Problem to solve – Print them exactly: the lines from the beginning of the entries below through the line that contains "from matplotlib.colors import", and only those, with the pictures left out.

## start Record set

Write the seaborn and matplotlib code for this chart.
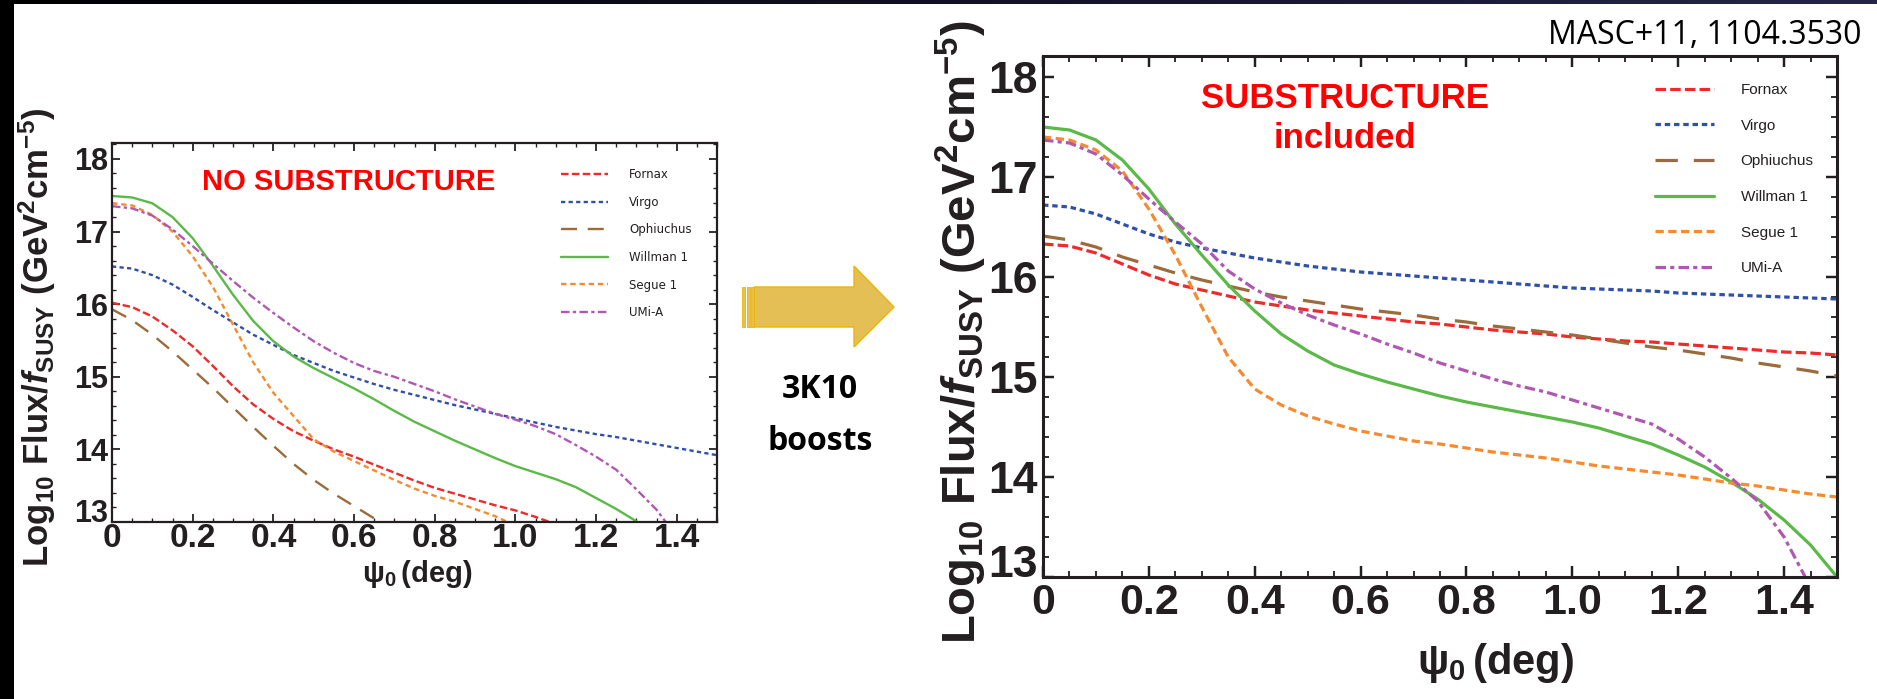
import numpy as np
import pandas as pd
import matplotlib
matplotlib.use("Agg")
import matplotlib.pyplot as plt
import seaborn as sns
from matplotlib.patches import Polygon, Rectangle
from matplotlib.ticker import MultipleLocator
from matplotlib.colors import LinearSegmentedColormap

# ---------------- data ----------------
names = ["Fornax", "Virgo", "Ophiuchus", "Willman 1", "Segue 1", "UMi-A"]
colors = ["#EE2A2B", "#2F4FA8", "#9C6B3C", "#5BB947", "#F58A2E", "#B057B2"]

psi = [0.00, 0.05, 0.10, 0.15, 0.20, 0.25, 0.30, 0.35, 0.40, 0.45, 0.50,
       0.55, 0.60, 0.65, 0.70, 0.75, 0.80, 0.85, 0.90, 0.95, 1.00,
       1.05, 1.10, 1.15, 1.20, 1.25, 1.30, 1.35, 1.40, 1.45, 1.50]

# NO SUBSTRUCTURE (left panel)
nosub_fornax = [16.02, 15.96, 15.83, 15.64, 15.42, 15.15, 14.87, 14.62, 14.42, 14.25, 14.12,
                14.00, 13.90, 13.79, 13.68, 13.57, 13.47, 13.39, 13.31, 13.23, 13.16,
                13.07, 12.97]
nosub_virgo = [16.52, 16.49, 16.40, 16.27, 16.10, 15.92, 15.75, 15.58, 15.44, 15.30, 15.19,
               15.08, 14.99, 14.90, 14.82, 14.75, 14.68, 14.61, 14.55, 14.49, 14.43,
               14.37, 14.31, 14.26, 14.21, 14.17, 14.12, 14.07, 14.02, 13.97, 13.92]
nosub_ophiuchus = [15.93, 15.78, 15.58, 15.35, 15.10, 14.85, 14.58, 14.31, 14.05, 13.80, 13.58,
                   13.39, 13.22, 13.05, 12.90]
nosub_willman = [17.49, 17.47, 17.39, 17.20, 16.91, 16.53, 16.13, 15.77, 15.49, 15.28, 15.12,
                 14.98, 14.84, 14.69, 14.53, 14.38, 14.25, 14.12, 14.00, 13.88, 13.77,
                 13.68, 13.59, 13.48, 13.33, 13.18, 13.01, 12.80]
nosub_segue = [17.39, 17.36, 17.23, 17.00, 16.66, 16.24, 15.72, 15.20, 14.78, 14.46, 14.14,
               13.97, 13.84, 13.71, 13.58, 13.46, 13.36, 13.28, 13.18, 13.08, 12.95]
nosub_umi = [17.35, 17.32, 17.22, 17.03, 16.80, 16.56, 16.32, 16.09, 15.88, 15.68, 15.49,
             15.33, 15.19, 15.08, 15.00, 14.90, 14.80, 14.69, 14.59, 14.49, 14.41,
             14.32, 14.21, 14.06, 13.90, 13.72, 13.45, 13.17, 12.80]

# SUBSTRUCTURE included (right panel)
sub_fornax = [16.33, 16.31, 16.24, 16.13, 16.02, 15.93, 15.87, 15.81, 15.75, 15.71, 15.67,
              15.64, 15.61, 15.58, 15.55, 15.53, 15.50, 15.47, 15.45, 15.43, 15.40,
              15.38, 15.36, 15.35, 15.33, 15.31, 15.29, 15.27, 15.25, 15.24, 15.22]
sub_virgo = [16.72, 16.70, 16.63, 16.53, 16.43, 16.35, 16.29, 16.24, 16.19, 16.15, 16.11,
             16.08, 16.05, 16.03, 16.01, 15.99, 15.97, 15.95, 15.93, 15.91, 15.89,
             15.88, 15.87, 15.86, 15.84, 15.83, 15.82, 15.81, 15.80, 15.79, 15.78]
sub_ophiuchus = [16.41, 16.37, 16.30, 16.20, 16.12, 16.04, 15.97, 15.91, 15.85, 15.80, 15.76,
                 15.72, 15.68, 15.65, 15.62, 15.58, 15.55, 15.51, 15.48, 15.45, 15.42,
                 15.38, 15.34, 15.30, 15.27, 15.23, 15.19, 15.14, 15.10, 15.06, 15.01]
sub_willman = [17.50, 17.47, 17.37, 17.17, 16.88, 16.53, 16.22, 15.92, 15.66, 15.43, 15.26,
               15.12, 15.03, 14.95, 14.88, 14.81, 14.75, 14.70, 14.65, 14.60, 14.55,
               14.49, 14.41, 14.33, 14.22, 14.10, 13.95, 13.78, 13.57, 13.32, 13.00]
sub_segue = [17.40, 17.37, 17.27, 17.06, 16.68, 16.22, 15.70, 15.20, 14.88, 14.72, 14.61,
             14.53, 14.46, 14.41, 14.36, 14.33, 14.29, 14.25, 14.22, 14.19, 14.15,
             14.11, 14.08, 14.05, 14.02, 13.98, 13.94, 13.91, 13.87, 13.83, 13.80]
sub_umi = [17.37, 17.34, 17.23, 17.02, 16.78, 16.55, 16.33, 16.06, 15.88, 15.74, 15.62,
           15.52, 15.43, 15.33, 15.24, 15.14, 15.06, 14.98, 14.91, 14.85, 14.77,
           14.69, 14.61, 14.53, 14.38, 14.20, 13.99, 13.76, 13.40, 12.90]

x_ticks = [0, 0.2, 0.4, 0.6, 0.8, 1.0, 1.2, 1.4]
x_tick_labels = ["0", "0.2", "0.4", "0.6", "0.8", "1.0", "1.2", "1.4"]
y_ticks = [13, 14, 15, 16, 17, 18]
y_tick_labels = ["13", "14", "15", "16", "17", "18"]

nosub_series = [nosub_fornax, nosub_virgo, nosub_ophiuchus, nosub_willman, nosub_segue, nosub_umi]
sub_series = [sub_fornax, sub_virgo, sub_ophiuchus, sub_willman, sub_segue, sub_umi]

# dash patterns (in units of line width)
dash_left = [(3.2, 1.4), (1.8, 1.4), (6.8, 4.5), None, (2.3, 1.6), (3.6, 1.4, 1.4, 1.4)]
dash_right = [(3.3, 1.3), (1.7, 1.2), (7.0, 5.0), None, (2.6, 1.4), (3.3, 1.3, 1.3, 1.3)]

# ---------------- style ----------------
sns.set_style("white")
plt.rcParams["font.family"] = ["Liberation Sans", "DejaVu Sans"]
plt.rcParams["mathtext.fontset"] = "custom"
plt.rcParams["mathtext.rm"] = "Liberation Sans:bold"
plt.rcParams["mathtext.bf"] = "Liberation Sans:bold"
plt.rcParams["mathtext.it"] = "Liberation Sans:bold:italic"
plt.rcParams["mathtext.sf"] = "Liberation Sans:bold"

W, H = 1877, 699
fig = plt.figure(figsize=(W / 100, H / 100), dpi=100, facecolor="white")


def P(x, y):
    return (x / W, 1 - y / H)


FRAME = "#231F20"
ylabel_txt = r"$\mathrm{Log}_{10}\ \mathrm{Flux}/\mathit{f}_{\mathrm{SUSY}}\ (\mathrm{GeV}^{2}\mathrm{cm}^{-5})$"
xlabel_txt = r"$\mathrm{ψ}_{0}\,$(deg)"


def make_panel(rect_px, ylim, series, dashes, lw, frame_lw, xt_size, yt_size,
               xpad, ypad, maj_len, min_len, leg):
    l, t, r, b = rect_px
    ax = fig.add_axes([l / W, 1 - b / H, (r - l) / W, (b - t) / H])
    for name, col, vals, ds in zip(names, colors, series, dashes):
        df = pd.DataFrame({"psi": psi[:len(vals)], "flux": vals})
        kw = {}
        if ds is not None:
            kw["linestyle"] = (0, ds)
        sns.lineplot(data=df, x="psi", y="flux", color=col, lw=lw, ax=ax,
                     label=name, legend=False, **kw)
    ax.set_xlim(0, 1.5)
    ax.set_ylim(*ylim)
    ax.set_xticks(x_ticks, labels=x_tick_labels)
    ax.set_yticks(y_ticks, labels=y_tick_labels)
    ax.xaxis.set_minor_locator(MultipleLocator(0.05))
    ax.yaxis.set_minor_locator(MultipleLocator(0.2))
    ax.tick_params(which="both", direction="in", top=True, right=True,
                   bottom=True, left=True, color=FRAME)
    ax.tick_params(which="major", length=maj_len, width=frame_lw * 0.8)
    ax.tick_params(which="minor", length=min_len, width=frame_lw * 0.6)
    ax.tick_params(axis="x", labelsize=xt_size, pad=xpad, labelcolor=FRAME)
    ax.tick_params(axis="y", labelsize=yt_size, pad=ypad, labelcolor=FRAME)
    for lab in ax.get_xticklabels() + ax.get_yticklabels():
        lab.set_fontweight("bold")
    for sp in ax.spines.values():
        sp.set_linewidth(frame_lw)
        sp.set_color(FRAME)
        sp.set_visible(True)
    ax.set_xlabel("")
    ax.set_ylabel("")
    handles = ax.get_lines()[:len(names)]
    lg = ax.legend(handles, names, loc="upper left",
                   bbox_to_anchor=P(leg["x"], leg["top"]), bbox_transform=fig.transFigure,
                   frameon=False, prop={"family": leg["family"], "size": leg["size"]},
                   handlelength=leg["hl"], handletextpad=leg["htp"],
                   labelspacing=leg["ls"], borderpad=0, borderaxespad=0)
    for txt in lg.get_texts():
        txt.set_color(FRAME)
    return ax


axL = make_panel((112, 143, 717, 522), (13, 18.22), nosub_series, dash_left,
                 lw=1.7, frame_lw=1.6, xt_size=24, yt_size=22, xpad=1, ypad=3,
                 maj_len=6, min_len=3,
                 leg={"x": 561, "top": 168, "family": "DejaVu Sans", "size": 8.5,
                      "hl": 4.0, "htp": 1.75, "ls": 1.24})
axR = make_panel((1043, 56, 1837, 577), (13, 18.21), sub_series, dash_right,
                 lw=2.3, frame_lw=2.2, xt_size=31, yt_size=32, xpad=4, ypad=4,
                 maj_len=8, min_len=4,
                 leg={"x": 1655, "top": 83, "family": "Liberation Sans", "size": 11,
                      "hl": 3.85, "htp": 1.75, "ls": 1.42})

for ax in (axL, axR):
    for lab in ax.get_yticklabels():
        if lab.get_text() == "13":
            lab.set_va("baseline")

# axis labels
axL.set_ylabel(ylabel_txt, fontsize=25, color=FRAME, va="center")
axL.yaxis.set_label_coords((37 - 112) / 605, (522 - 337) / 379)
axL.set_xlabel(xlabel_txt, fontsize=21, fontweight="bold", color=FRAME, va="center")
axL.xaxis.set_label_coords((417 - 112) / 605, (522 - 574) / 379)

axR.set_ylabel(ylabel_txt, fontsize=34, color=FRAME, va="center")
axR.yaxis.set_label_coords((961 - 1043) / 794, (577 - 332) / 521)
axR.set_xlabel(xlabel_txt, fontsize=30, fontweight="bold", color=FRAME, va="center")
axR.xaxis.set_label_coords((1495 - 1043) / 794, (577 - 663) / 521)

# panel annotations
fig.text(*P(349, 182), "NO SUBSTRUCTURE", color="#FF0000", fontsize=21,
         fontweight="bold", ha="center", va="center")
fig.text(*P(1345, 99), "SUBSTRUCTURE", color="#FF0000", fontsize=25,
         fontweight="bold", ha="center", va="center")
fig.text(*P(1345, 138), "included", color="#FF0000", fontsize=25,
         fontweight="bold", ha="center", va="center")

# slide decorations
fig.patches.append(Rectangle((0, 0), 14 / W, 1, transform=fig.transFigure,
                             facecolor="black", edgecolor="none", zorder=0))
bar = fig.add_axes([0, 1 - 4 / H, 1, 4 / H])
grad = np.linspace(0, 1, 256)[None, :]
cm = LinearSegmentedColormap.from_list("bar", ["#000000", "#101025", "#25254a"])
bar.imshow(grad, aspect="auto", cmap=cm, extent=(0, 1, 0, 1))
bar.set_axis_off()

# arrow
arrow_pts = [(754, 287), (854, 287), (854, 266), (894, 307), (854, 347), (854, 327), (754, 327)]
fig.patches.append(Polygon([P(*p) for p in arrow_pts], closed=True, transform=fig.transFigure,
                           facecolor="#E3BF55", edgecolor="#F0B400", lw=1.0, zorder=2))
for x0, x1 in [(742, 745), (746.5, 749.5), (750.5, 753.5)]:
    fig.patches.append(Rectangle(P(x0, 327), (x1 - x0) / W, 40 / H, transform=fig.transFigure,
                                 facecolor="#E3BF55", edgecolor="#F0B400", lw=0.6, zorder=2))

fig.text(*P(820, 389), "3K10", fontsize=23, fontweight="bold", family="Open Sans",
         color="black", ha="center", va="center")
fig.text(*P(820, 441), "boosts", fontsize=23, fontweight="bold", family="Open Sans",
         color="black", ha="center", va="center")

fig.text(*P(1861, 44), "MASC+11, 1104.3530", fontsize=23, family="Open Sans",
         color="black", ha="right", va="baseline")

fig.savefig("out.png", dpi=100, facecolor="white")
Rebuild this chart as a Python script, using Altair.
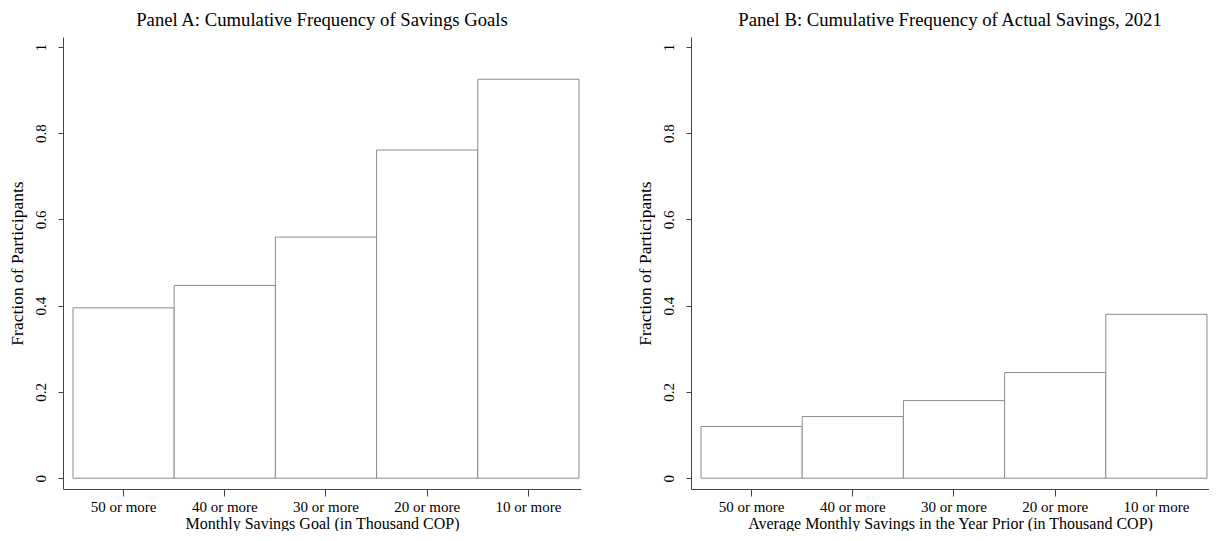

## end Record set

Output below –
Write the seaborn and matplotlib code for this chart.
import numpy as np
import pandas as pd
import matplotlib
matplotlib.use("Agg")
import matplotlib.pyplot as plt
import seaborn as sns
from matplotlib.patches import Polygon, Rectangle
from matplotlib.ticker import MultipleLocator
from matplotlib.colors import LinearSegmentedColormap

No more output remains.